Would you pull out every line of the material that contains the string "this"?

- _Data rows_
* * * * *
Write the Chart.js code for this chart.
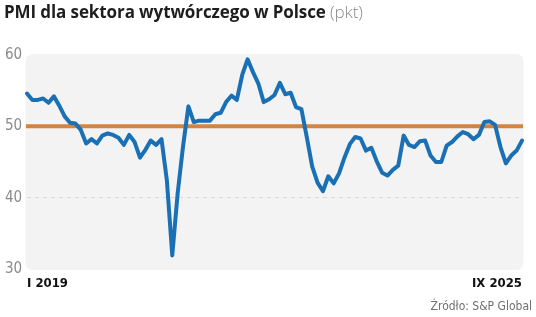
<!DOCTYPE html>
<html lang="pl">
<head>
<meta charset="utf-8">
<script src="https://cdn.jsdelivr.net/npm/chart.js@4"></script>
<style>
  html, body { margin: 0; padding: 0; background: #fff; }
  #wrap { position: relative; width: 536px; height: 317px; overflow: hidden; }
  #title { position: absolute; left: 4px; top: 0px; font-family: "Open Sans", Roboto, sans-serif; font-size: 17px; font-weight: bold; color: #1e1e1e; white-space: nowrap; letter-spacing: -0.1px; }
  #title span { font-weight: 300; color: #8a8a8a; }
  #source { position: absolute; right: 4px; top: 299px; font-family: "DejaVu Sans Condensed", sans-serif; font-size: 12px; color: #707070; white-space: nowrap; }
  canvas { position: absolute; left: 0; top: 0; }
</style>
</head>
<body>
<div id="wrap">
  <canvas id="pmiChart" width="536" height="317"></canvas>
  <div id="title">PMI dla sektora wytwórczego w Polsce <span>(pkt)</span></div>
  <div id="source">Źródło: S&amp;P Global</div>
</div>
<script>
// dane miesięczne PMI (pkt)
var pmi2018 = [54.6, 53.7, 53.7, 53.9, 53.3, 54.2, 52.9, 51.4, 50.5, 50.4, 49.5, 47.6];
var pmi2019 = [48.2, 47.6, 48.7, 49.0, 48.8, 48.4, 47.4, 48.8, 47.8, 45.6, 46.7, 48.0];
var pmi2020 = [47.4, 48.2, 42.4, 31.9, 40.6, 47.2, 52.8, 50.6, 50.8, 50.8, 50.8, 51.7];
var pmi2021 = [51.9, 53.4, 54.3, 53.7, 57.2, 59.4, 57.6, 56.0, 53.4, 53.8, 54.4, 56.1];
var pmi2022 = [54.5, 54.7, 52.7, 52.4, 48.5, 44.4, 42.1, 40.9, 43.0, 42.0, 43.4, 45.6];
var pmi2023 = [47.5, 48.5, 48.3, 46.6, 47.0, 45.1, 43.5, 43.1, 43.9, 44.5, 48.7, 47.4];
var pmi2024 = [47.1, 47.9, 48.0, 45.9, 45.0, 45.0, 47.3, 47.8, 48.6, 49.2, 48.9, 48.2];
var pmi2025 = [48.8, 50.6, 50.7, 50.2, 47.1, 44.8, 45.9, 46.6, 48.0];

var years = [2018, 2019, 2020, 2021, 2022, 2023, 2024, 2025];
var months = ['I', 'II', 'III', 'IV', 'V', 'VI', 'VII', 'VIII', 'IX', 'X', 'XI', 'XII'];
var xTickLabels = ['I 2019', 'IX 2025'];
var yTicks = [30, 40, 50, 60];
var threshold = 50;

var pmi = [].concat(pmi2018, pmi2019, pmi2020, pmi2021, pmi2022, pmi2023, pmi2024, pmi2025);
var labels = [];
years.forEach(function (y) {
    months.forEach(function (m) {
        if (labels.length < pmi.length) labels.push(m + ' ' + y);
    });
});

// tło wykresu (zaokrąglony prostokąt) i linia 50 pkt
var panelPlugin = {
    id: 'panel',
    beforeDraw: function (chart) {
        var a = chart.chartArea, ctx = chart.ctx;
        ctx.save();
        ctx.fillStyle = '#f3f3f3';
        ctx.beginPath();
        ctx.roundRect(a.left - 1.5, a.top - 1, a.right - a.left + 3, a.bottom - a.top + 2, 7);
        ctx.fill();
        ctx.restore();
    },
    beforeDatasetsDraw: function (chart) {
        var a = chart.chartArea, ctx = chart.ctx;
        var y = chart.scales.y.getPixelForValue(threshold);
        ctx.save();
        ctx.strokeStyle = '#d4843f';
        ctx.lineWidth = 4;
        ctx.beginPath();
        ctx.moveTo(a.left - 1, y);
        ctx.lineTo(a.right + 1, y);
        ctx.stroke();
        ctx.restore();
    }
};

var ctx = document.getElementById('pmiChart').getContext('2d');
var graf = new Chart(ctx, {
    type: 'line',
    data: {
        labels: labels,
        datasets: [{
            data: pmi,
            borderColor: '#1a70b5',
            borderWidth: 4,
            pointRadius: 0,
            tension: 0,
            borderJoinStyle: 'round',
            borderCapStyle: 'round'
        }]
    },
    options: {
        responsive: false,
        animation: false,
        layout: { padding: { left: 5, right: 14, top: 55, bottom: 18 } },
        plugins: { legend: { display: false }, tooltip: { enabled: false } },
        scales: {
            x: {
                grid: { display: false, drawTicks: false },
                border: { display: false },
                afterFit: function (s) { s.height = 30; },
                ticks: {
                    autoSkip: false,
                    maxRotation: 0,
                    align: 'inner',
                    padding: 7,
                    color: '#111',
                    font: { family: '"DejaVu Sans Condensed", sans-serif', size: 13, weight: 'bold' },
                    callback: function (v, i) {
                        if (i === 0) return xTickLabels[0];
                        if (i === pmi.length - 1) return xTickLabels[1];
                        return '';
                    }
                }
            },
            y: {
                min: yTicks[0],
                max: yTicks[yTicks.length - 1],
                afterFit: function (s) { s.width = 22; },
                afterBuildTicks: function (s) { s.ticks = yTicks.map(function (v) { return { value: v }; }); },
                grid: {
                    drawTicks: false,
                    color: function (c) { return c.tick && c.tick.value === 40 ? '#d9d9d9' : 'rgba(0,0,0,0)'; },
                    lineWidth: 1
                },
                border: { display: false, dash: [4, 4] },
                ticks: {
                    crossAlign: 'far',
                    padding: 0,
                    color: '#8a8a8a',
                    font: { family: '"DejaVu Sans Condensed", sans-serif', size: 15 }
                }
            }
        }
    },
    plugins: [panelPlugin]
});
</script>
</body>
</html>
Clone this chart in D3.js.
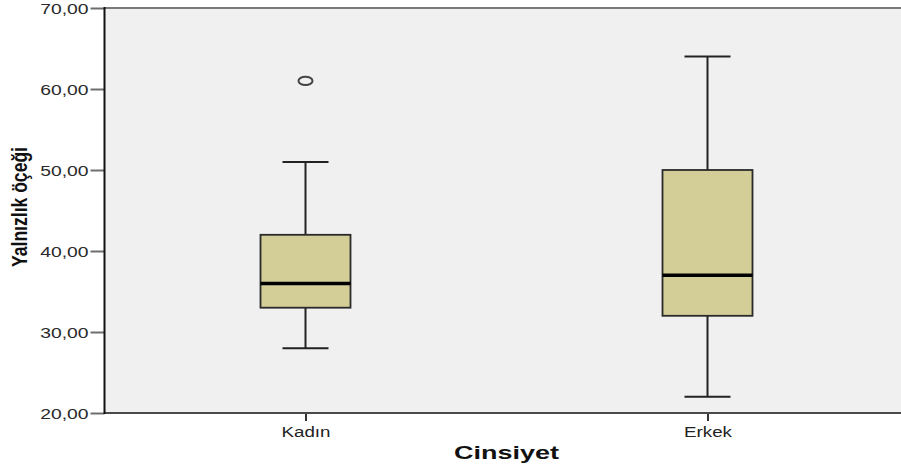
<!DOCTYPE html>
<html>
<head>
<meta charset="utf-8">
<script src="https://cdn.jsdelivr.net/npm/d3@7"></script>
<style>
  html, body { margin: 0; padding: 0; background: #ffffff; }
  svg { display: block; }
</style>
</head>
<body>
<svg id="chart" width="901" height="470"></svg>
<script>
// Box plot of the loneliness scale by gender
const categories = ["Kadın", "Erkek"];
const whiskerLow = [28, 22];
const q1 = [33, 32];
const median = [36, 37];
const q3 = [42, 50];
const whiskerHigh = [51, 64];
const outliers = [[61], []];
const yTicks = [20, 30, 40, 50, 60, 70];
const xTitle = "Cinsiyet";
const yTitle = "Yalnızlık öçeği";

const svg = d3.select("#chart");
const plot = { left: 104.5, right: 908.5, top: 8, bottom: 413 };

const x = d3.scalePoint().domain(categories).range([plot.left, plot.right]).padding(0.5);
const y = d3.scaleLinear().domain([20, 70]).range([plot.bottom, plot.top]);

const boxW = 90, capW = 46;
const fmt = v => d3.format(".2f")(v).replace(".", ",");

// stretch text horizontally by a factor relative to its natural width
function stretch(sel, factor) {
  sel.each(function () {
    const len = this.getComputedTextLength();
    d3.select(this).attr("textLength", len * factor).attr("lengthAdjust", "spacingAndGlyphs");
  });
}

// plot background
svg.append("rect")
  .attr("x", plot.left).attr("y", plot.top)
  .attr("width", plot.right - plot.left).attr("height", plot.bottom - plot.top)
  .attr("fill", "#f0f0f0");

// top frame line
svg.append("line")
  .attr("x1", plot.left).attr("x2", plot.right)
  .attr("y1", plot.top).attr("y2", plot.top)
  .attr("stroke", "#7a7a7a").attr("stroke-width", 2);

// y axis
const yAxis = svg.append("g")
  .attr("transform", `translate(${plot.left},0)`)
  .call(d3.axisLeft(y).tickValues(yTicks).tickFormat(fmt).tickSize(14).tickPadding(2));
yAxis.select(".domain").remove();
yAxis.selectAll(".tick line").attr("stroke", "#6e6e6e").attr("stroke-width", 2);
yAxis.selectAll(".tick text")
  .attr("fill", "#2a2a2a").attr("font-family", "'Liberation Sans', Arial, sans-serif")
  .attr("font-size", 14).attr("dy", "0.36em")
  .call(stretch, 1.38);

// x axis
const xAxis = svg.append("g")
  .attr("transform", `translate(0,${plot.bottom})`)
  .call(d3.axisBottom(x).tickSize(8).tickPadding(6));
xAxis.select(".domain").remove();
xAxis.selectAll(".tick line").attr("stroke", "#333").attr("stroke-width", 2);
xAxis.selectAll(".tick text")
  .attr("fill", "#222").attr("font-family", "'Liberation Sans', Arial, sans-serif")
  .attr("font-size", 14).attr("dy", "0.72em")
  .call(stretch, 1.34);

svg.append("line")
  .attr("x1", plot.left).attr("x2", plot.right)
  .attr("y1", plot.bottom).attr("y2", plot.bottom)
  .attr("stroke", "#4a4a4a").attr("stroke-width", 2);

svg.append("line")
  .attr("x1", plot.left).attr("x2", plot.left)
  .attr("y1", plot.top - 1).attr("y2", plot.bottom + 1)
  .attr("stroke", "#111").attr("stroke-width", 2);

// boxes
const boxes = svg.append("g");
categories.forEach((c, i) => {
  const cx = x(c);
  const g = boxes.append("g");
  // whiskers
  g.append("line").attr("x1", cx).attr("x2", cx).attr("y1", y(q3[i])).attr("y2", y(whiskerHigh[i]))
    .attr("stroke", "#222").attr("stroke-width", 2);
  g.append("line").attr("x1", cx).attr("x2", cx).attr("y1", y(q1[i])).attr("y2", y(whiskerLow[i]))
    .attr("stroke", "#222").attr("stroke-width", 2);
  [whiskerHigh[i], whiskerLow[i]].forEach(v => {
    g.append("line").attr("x1", cx - capW / 2).attr("x2", cx + capW / 2).attr("y1", y(v)).attr("y2", y(v))
      .attr("stroke", "#222").attr("stroke-width", 2);
  });
  // box
  g.append("rect")
    .attr("x", cx - boxW / 2).attr("y", y(q3[i]))
    .attr("width", boxW).attr("height", y(q1[i]) - y(q3[i]))
    .attr("fill", "#d3ce97").attr("stroke", "#2a2a2a").attr("stroke-width", 1.8);
  // median
  g.append("line").attr("x1", cx - boxW / 2).attr("x2", cx + boxW / 2)
    .attr("y1", y(median[i])).attr("y2", y(median[i]))
    .attr("stroke", "#000").attr("stroke-width", 3.5);
  // outliers
  outliers[i].forEach(v => {
    g.append("ellipse").attr("cx", cx).attr("cy", y(v)).attr("rx", 7).attr("ry", 4.2)
      .attr("fill", "none").attr("stroke", "#444").attr("stroke-width", 2);
  });
});

// axis titles
svg.append("text")
  .attr("x", (plot.left + plot.right) / 2).attr("y", 459)
  .attr("text-anchor", "middle")
  .attr("font-family", "'Liberation Sans', Arial, sans-serif").attr("font-weight", "bold")
  .attr("font-size", 18).attr("fill", "#111")
  .text(xTitle)
  .attr("textLength", 105).attr("lengthAdjust", "spacingAndGlyphs");

svg.append("text")
  .attr("transform", "translate(27,207) rotate(-90)")
  .attr("text-anchor", "middle")
  .attr("font-family", "'Liberation Sans', Arial, sans-serif").attr("font-weight", "bold")
  .attr("font-size", 22).attr("fill", "#111")
  .text(yTitle)
  .attr("textLength", 120).attr("lengthAdjust", "spacingAndGlyphs");
</script>
</body>
</html>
* * * * *
- _The output_
Write the Chart.js code for this chart.
Clone this chart in D3.js.
    const len = this.getComputedTextLength();
    d3.select(this).attr("textLength", len * factor).attr("lengthAdjust", "spacingAndGlyphs");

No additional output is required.